Full rollouts also contain systematic uncertainty, assuming your goal is to get at the truth of the position as opposed to what the bot thinks. The trade is not between systematic uncertainty and statistical uncertainty, but uncertainty and computation time. It is a common mistake for people to mentally compare truncated vs. full rollouts assuming unlimited computation time. This is never the case in the real world. The more realistic comparison fixes the amount of computation time. If you have, say, 1000 CPU hours to spare, do you spend it on full rollouts or truncated rollouts? The answer is not a priori clear. It can only be determined by empirical investigation.
Nack says that for opening rollouts, his experience demonstrates that truncated rollouts are more reliable for a fixed amount of computation time. It could have turned out the other way, of course.

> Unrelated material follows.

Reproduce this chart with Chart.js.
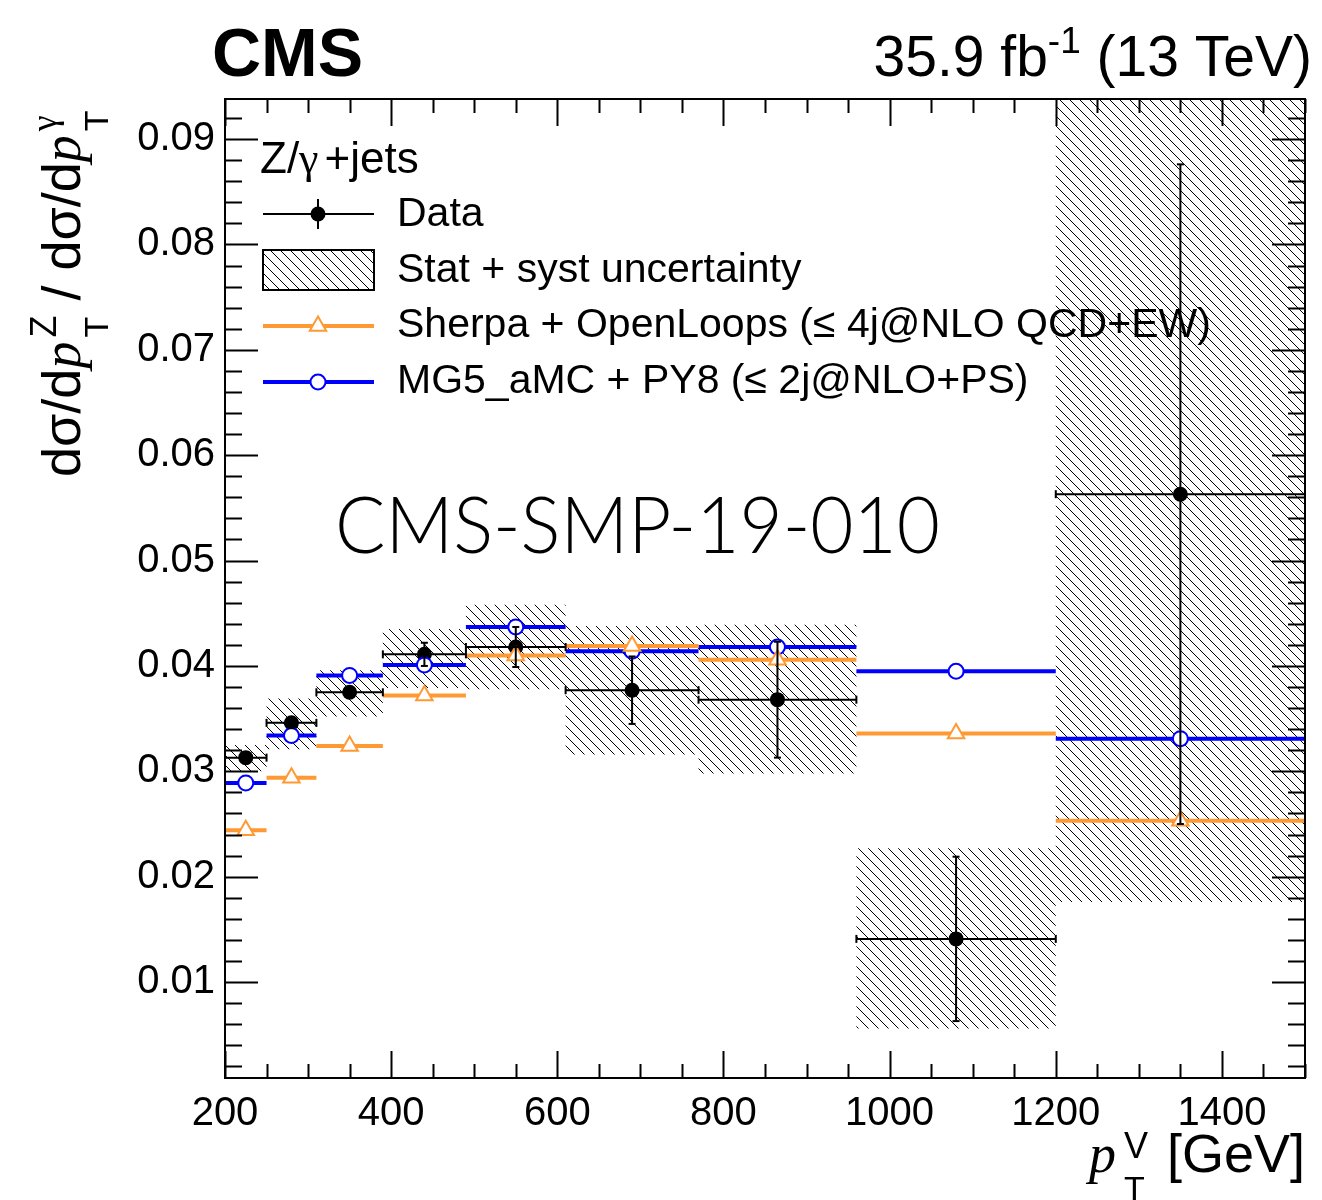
<!DOCTYPE html>
<html>
<head>
<meta charset="utf-8">
<title>Z/γ+jets ratio vs pT</title>
<script src="https://cdn.jsdelivr.net/npm/chart.js@4.4.1/dist/chart.umd.min.js"></script>
<style>
  html, body { margin: 0; padding: 0; background: #fff; }
  #chart { display: block; }
</style>
</head>
<body>
<canvas id="chart" width="1322" height="1200"></canvas>
<script>
// pT bins (GeV)
const binEdges = [200, 250, 310, 390, 490, 610, 770, 960, 1200, 1500];
const binCentres = [225, 280, 350, 440, 550, 690, 865, 1080, 1350];

// measured Z/gamma ratio with its error bar
const dataRatio = [0.0313, 0.0346, 0.0375, 0.0411, 0.0418, 0.0377, 0.0368, 0.0141, 0.0563];
const dataErr = [0.0005, 0.0005, 0.0005, 0.0011, 0.0019, 0.0032, 0.0055, 0.0078, 0.0313];

// stat + syst band
const bandLow = [0.0300, 0.0321, 0.0352, 0.0379, 0.0378, 0.0316, 0.0298, 0.0056, 0.0176];
const bandHigh = [0.0325, 0.0369, 0.0396, 0.0435, 0.0458, 0.0438, 0.0439, 0.0227, 0.0950];

// predictions
const sherpaRatio = [0.0244, 0.0294, 0.0324, 0.0372, 0.0410, 0.0419, 0.0406, 0.0336, 0.0253];
const mgRatio = [0.0289, 0.0334, 0.0391, 0.0401, 0.0437, 0.0414, 0.0418, 0.0395, 0.0331];

const xTicks = [200, 400, 600, 800, 1000, 1200, 1400];
const yTicks = [0.01, 0.02, 0.03, 0.04, 0.05, 0.06, 0.07, 0.08, 0.09];

const legendTitle = ['Z/', 'γ', '+jets'];
const legendLabels = [
  'Data',
  'Stat + syst uncertainty',
  'Sherpa + OpenLoops (≤ 4j@NLO QCD+EW)',
  'MG5_aMC + PY8 (≤ 2j@NLO+PS)'
];

const SANS = '"Liberation Sans", Arial, Helvetica, sans-serif';
const SERIF = '"Liberation Serif", "Times New Roman", serif';
const ORANGE = '#ff9933';
const BLUE = '#0000ff';

function hatchPattern() {
  const size = 10;
  const tile = document.createElement('canvas');
  tile.width = size;
  tile.height = size;
  const t = tile.getContext('2d');
  t.fillStyle = '#000';
  for (let i = 0; i < size; i++) t.fillRect(i, i, 1, 1);
  return t.createPattern(tile, 'repeat');
}
const HATCH = hatchPattern();

// one flat segment per bin, marker in the middle, gap after it
function binSegments(values) {
  const pts = [];
  values.forEach((v, i) => {
    pts.push({ x: binEdges[i], y: v }, { x: binCentres[i], y: v },
      { x: binEdges[i + 1], y: v }, { x: binEdges[i + 1], y: null });
  });
  return pts;
}

// horizontal bin-width bar and vertical error bar for every data point
function errorBars() {
  const pts = [];
  dataRatio.forEach((v, i) => {
    pts.push({ x: binEdges[i], y: v }, { x: binEdges[i + 1], y: v }, { x: binEdges[i + 1], y: null });
    pts.push({ x: binCentres[i], y: v - dataErr[i] }, { x: binCentres[i], y: v + dataErr[i] },
      { x: binCentres[i], y: null });
  });
  return pts;
}

function bandEdge(values) {
  return binEdges.map((x, i) => ({ x, y: values[Math.min(i, values.length - 1)] }));
}

// text runs with super/subscripts; a run may hold a stack of pieces sharing one advance
function drawRich(ctx, parts, x, y, measureOnly) {
  let cx = x;
  for (const p of parts) {
    const items = p.stack || [p];
    let w = 0;
    for (const it of items) {
      ctx.font = it.font;
      if (!measureOnly) ctx.fillText(it.text, cx, y + (it.dy || 0));
      w = Math.max(w, ctx.measureText(it.text).width);
    }
    cx += w + (p.gap || 0);
  }
  return cx - x;
}

const frame = {
  id: 'frame',
  afterDatasetsDraw(chart) {
    const { ctx, chartArea: a, scales: { x, y } } = chart;
    ctx.save();
    ctx.strokeStyle = '#000';
    ctx.lineWidth = 2;
    ctx.beginPath();
    // x ticks every 50 GeV, long ones on the labels
    for (let v = 200; v <= 1500; v += 50) {
      const px = Math.round(x.getPixelForValue(v)) + 0.5;
      const len = v % 200 === 0 ? 27 : 14;
      ctx.moveTo(px, a.bottom); ctx.lineTo(px, a.bottom - len);
      ctx.moveTo(px, a.top); ctx.lineTo(px, a.top + len);
    }
    // y ticks every 0.002
    for (let k = 1; k <= 46; k++) {
      const py = Math.round(y.getPixelForValue(k * 0.002)) + 0.5;
      const len = k % 5 === 0 ? 33 : 17;
      ctx.moveTo(a.left, py); ctx.lineTo(a.left + len, py);
      ctx.moveTo(a.right, py); ctx.lineTo(a.right - len, py);
    }
    ctx.stroke();
    ctx.strokeRect(a.left, a.top, a.right - a.left, a.bottom - a.top);
    ctx.restore();
  },
  afterDraw(chart) {
    const { ctx } = chart;
    ctx.save();
    ctx.fillStyle = '#000';
    ctx.textBaseline = 'alphabetic';

    // header
    ctx.font = `bold 68px ${SANS}`;
    ctx.fillText('CMS', 212, 76);
    const lumi = [
      { text: '35.9 fb', font: `57px ${SANS}` },
      { text: '-1', font: `37px ${SANS}`, dy: -23 },
      { text: ' (13 TeV)', font: `57px ${SANS}` }
    ];
    const lw = drawRich(ctx, lumi, 0, 0, true);
    drawRich(ctx, lumi, 1312 - lw, 76);

    // analysis tag, squeezed to its slot
    ctx.font = `300 78px Lato, ${SANS}`;
    const tag = 'CMS-SMP-19-010';
    const tw = ctx.measureText(tag).width;
    ctx.save();
    ctx.translate(335, 553);
    ctx.scale(605 / tw, 1);
    ctx.fillText(tag, 0, 0);
    ctx.restore();

    // legend
    drawRich(ctx, [
      { text: legendTitle[0], font: `44px ${SANS}` },
      { text: legendTitle[1], font: `44px ${SERIF}`, gap: 6 },
      { text: legendTitle[2], font: `44px ${SANS}` }
    ], 260, 173);

    const lx0 = 263, lx1 = 374, mx = 318;
    ctx.strokeStyle = '#000';
    ctx.lineWidth = 2;
    ctx.beginPath();
    ctx.moveTo(lx0, 214); ctx.lineTo(lx1, 214);
    ctx.moveTo(mx, 199); ctx.lineTo(mx, 229);
    ctx.stroke();
    Chart.helpers.drawPoint(ctx, { pointStyle: 'circle', radius: 7.5, rotation: 0, borderWidth: 0 }, mx, 214);

    ctx.fillStyle = HATCH;
    ctx.fillRect(lx0, 250, lx1 - lx0, 40);
    ctx.strokeRect(lx0, 250, lx1 - lx0, 40);

    [[ORANGE, 326, 'triangle', 9.5], [BLUE, 382, 'circle', 7.5]].forEach(([col, ly, style, r]) => {
      ctx.strokeStyle = col;
      ctx.lineWidth = 4;
      ctx.beginPath();
      ctx.moveTo(lx0, ly); ctx.lineTo(lx1, ly);
      ctx.stroke();
      ctx.fillStyle = '#fff';
      ctx.lineWidth = 2;
      Chart.helpers.drawPoint(ctx, { pointStyle: style, radius: r, rotation: 0, borderWidth: 2 }, mx, ly);
    });

    ctx.fillStyle = '#000';
    ctx.font = `41px ${SANS}`;
    [226, 282, 337, 393].forEach((by, i) => ctx.fillText(legendLabels[i], 397, by));

    // x title, right aligned on the frame
    const xTitle = [
      { text: 'p', font: `italic 54px ${SERIF}`, gap: 8 },
      { stack: [
        { text: 'V', font: `36px ${SANS}`, dy: -14 },
        { text: 'T', font: `34px ${SANS}`, dy: 28 }
      ], gap: 4 },
      { text: ' [GeV]', font: `54px ${SANS}` }
    ];
    const xw = drawRich(ctx, xTitle, 0, 0, true);
    drawRich(ctx, xTitle, 1305 - xw, 1172);

    // y title, rotated
    ctx.translate(80, 477);
    ctx.rotate(-Math.PI / 2);
    drawRich(ctx, [
      { text: 'dσ/d', font: `54px ${SANS}` },
      { text: 'p', font: `italic 54px ${SERIF}`, gap: 4 },
      { stack: [
        { text: 'Z', font: `36px ${SANS}`, dy: -24 },
        { text: 'T', font: `34px ${SANS}`, dy: 28 }
      ] },
      { text: ' / dσ/d', font: `54px ${SANS}` },
      { text: 'p', font: `italic 54px ${SERIF}`, gap: 4 },
      { stack: [
        { text: 'γ', font: `36px ${SERIF}`, dy: -24 },
        { text: 'T', font: `34px ${SANS}`, dy: 28 }
      ] }
    ], 0, 0);
    ctx.restore();
  }
};

new Chart(document.getElementById('chart'), {
  type: 'line',
  data: {
    datasets: [
      {
        label: 'Data errors',
        data: errorBars(),
        borderColor: '#000',
        borderWidth: 2,
        pointStyle: 'line',
        pointRadius: (c) => (c.index % 3 === 2 ? 0 : (c.index % 6 < 3 ? 4 : 3.5)),
        rotation: (c) => (c.index % 6 < 3 ? 90 : 0),
        pointBorderColor: '#000',
        pointBorderWidth: 2,
        order: 0
      },
      {
        label: legendLabels[2],
        data: binSegments(sherpaRatio),
        borderColor: ORANGE,
        borderWidth: 4,
        pointStyle: 'triangle',
        pointRadius: (c) => (c.index % 4 === 1 ? 9.5 : 0),
        pointBackgroundColor: '#fff',
        pointBorderColor: ORANGE,
        pointBorderWidth: 2,
        order: 1
      },
      {
        label: legendLabels[3],
        data: binSegments(mgRatio),
        borderColor: BLUE,
        borderWidth: 4,
        pointStyle: 'circle',
        pointRadius: (c) => (c.index % 4 === 1 ? 7.5 : 0),
        pointBackgroundColor: '#fff',
        pointBorderColor: BLUE,
        pointBorderWidth: 2,
        order: 2
      },
      {
        label: legendLabels[0],
        data: binCentres.map((x, i) => ({ x, y: dataRatio[i] })),
        showLine: false,
        pointStyle: 'circle',
        pointRadius: 7.5,
        pointBackgroundColor: '#000',
        pointBorderWidth: 0,
        order: 3
      },
      {
        label: 'band high',
        data: bandEdge(bandHigh),
        stepped: true,
        borderColor: 'rgba(0,0,0,0)',
        borderWidth: 0,
        pointRadius: 0,
        fill: false,
        order: 5
      },
      {
        label: legendLabels[1],
        data: bandEdge(bandLow),
        stepped: true,
        borderColor: 'rgba(0,0,0,0)',
        borderWidth: 0,
        pointRadius: 0,
        backgroundColor: HATCH,
        fill: '-1',
        order: 4
      }
    ]
  },
  options: {
    responsive: false,
    animation: false,
    devicePixelRatio: 1,
    events: [],
    layout: { padding: { top: 99, right: 17, left: 0, bottom: 0 } },
    plugins: { legend: { display: false }, tooltip: { enabled: false } },
    scales: {
      x: {
        type: 'linear',
        min: 200,
        max: 1500,
        grid: { display: false, drawTicks: false },
        border: { display: false },
        afterFit(s) { s.height = 122; },
        afterBuildTicks(s) { s.ticks = xTicks.map((v) => ({ value: v })); },
        ticks: {
          color: '#000',
          font: { family: SANS, size: 40 },
          padding: 12,
          maxRotation: 0,
          autoSkip: false,
          callback: (v) => String(v)
        }
      },
      y: {
        type: 'linear',
        min: 0.0009,
        max: 0.0938,
        grid: { display: false, drawTicks: false },
        border: { display: false },
        afterFit(s) { s.width = 225; },
        afterBuildTicks(s) { s.ticks = yTicks.map((v) => ({ value: v })); },
        ticks: {
          color: '#000',
          font: { family: SANS, size: 40 },
          padding: 10,
          autoSkip: false,
          callback: (v) => Number(v).toFixed(2)
        }
      }
    }
  },
  plugins: [frame]
});
</script>
</body>
</html>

What I'm arguing is that you can't determine the answer a priori based on general observations about unbiasedness and so forth.
I believe it has been argued that due to dependency between candidates in rollouts that the 'j.s.d.' value is OVER-stated.
I don't think that this is at all clear. I haven't worked this through to the bitter end but my preliminary calculations suggest that there are factors working in both directions.
My guess is that strictly speaking, equities and variances are all undefined because there's a nonzero probability of hitting one of those "weird" positions with provably undefined equity. But even if you somehow work around that problem, it's going to be very difficult to demonstrate that estimated j.s.d. values are usually overestimates.